7) Set up a Puppet Master. Plug it into the Spacewalk server for identifying the inventory it will need to work with. (Cheat and use ansible for deployment purposes, again plugging into the Spacewalk server.)

8) Deploy another VM. Install iscsitgt and nfs-kernel-server on it. Export a LUN and an NFS share.

9) Deploy another VM. Install bakula on it, using the postgresql cluster to store its database. Register each machine on it, storing to flatfile. Store the bakula VM’s image on the iscsi LUN, and every other machine on the NFS share.

10) Deploy two more VMs. These will have httpd (Apache2) on them. Leave essentially default for now.

11) Deploy two more VMs. These will have tomcat on them. Use JBoss Cache to replicate the session caches between them. Use the httpd servers as the frontends for this. The application you will run is JBoss Wiki.

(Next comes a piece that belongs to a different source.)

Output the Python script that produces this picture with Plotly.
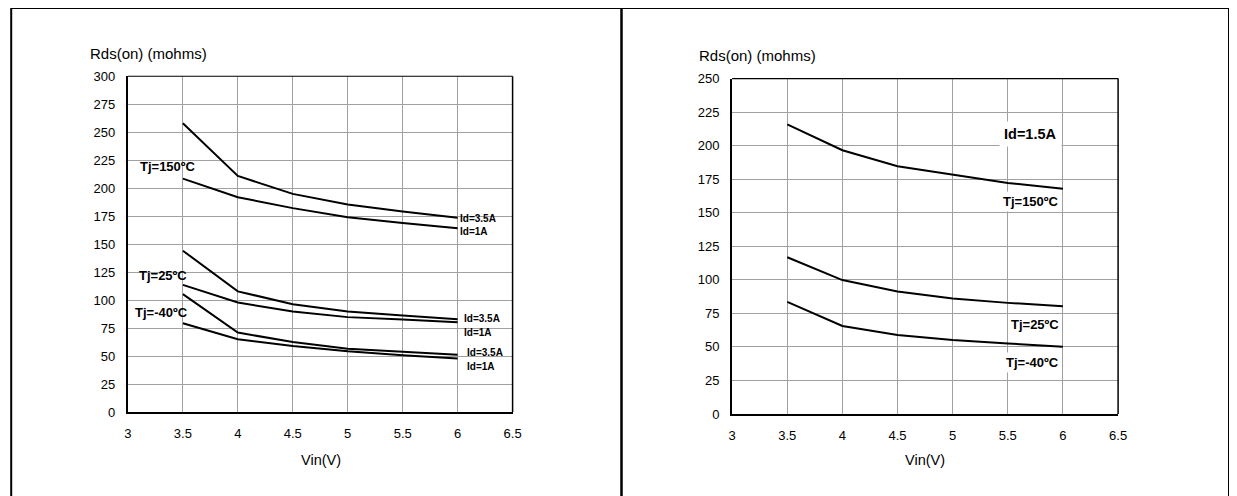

12) You guessed right, deploy another VM. This will do iptables-based NAT/round-robin loadbalancing between the two httpd servers.

13) Deploy another VM. On this VM, install postfix. Set it up to use a gmail account to allow you to have it send emails, and receive messages only from your internal network.

14) Deploy another VM. On this VM, set up a Nagios server. Have it use snmp to monitor the communication state of every relevant service involved above. This means doing a “is the right port open” check, and a “I got the right kind of response” check and “We still have filesystem space free” check.

15) Deploy another VM. On this VM, set up a syslog daemon to listen to every other server’s input. Reconfigure each other server to send their logging output to various files on the syslog server. (For extra credit, set up logstash or kibana or greylog to parse those logs.)

16) Document every last step you did in getting to this point in your brand new Wiki.

17) Now go back and create Puppet Manifests to ensure that every last one of these machines is authenticating to the LDAP servers, registered to the Spacewalk server, and backed up by the bakula server.

18) Now go back, reference your documents, and set up a Puppet Razor profile that hooks into each of these things to allow you to recreate, from scratch, each individual server.

19) Destroy every secondary machine you’ve created and use the above profile to recreate them, joining them to the clusters as needed.

20) Bonus exercise: create three more VMs. A CentOS 5, 6, and 7 machine. On each of these machines, set them up to allow you to create custom RPMs and import them into the Spacewalk server instance. Ensure your Puppet configurations work for all three and produce like-for-like behaviors.

Do these things and you will be fully exposed to every aspect of Linux Enterprise systems administration. Do them well and you will have the technical expertise required to seek “Senior” roles. If you go whole-hog crash-course full-time it with no other means of income, I would expect it would take between 3 and 6 months to go from “I think I’m good with computers” to achieving all of these — assuming you’re not afraid of IRC and google (and have neither friends nor family …).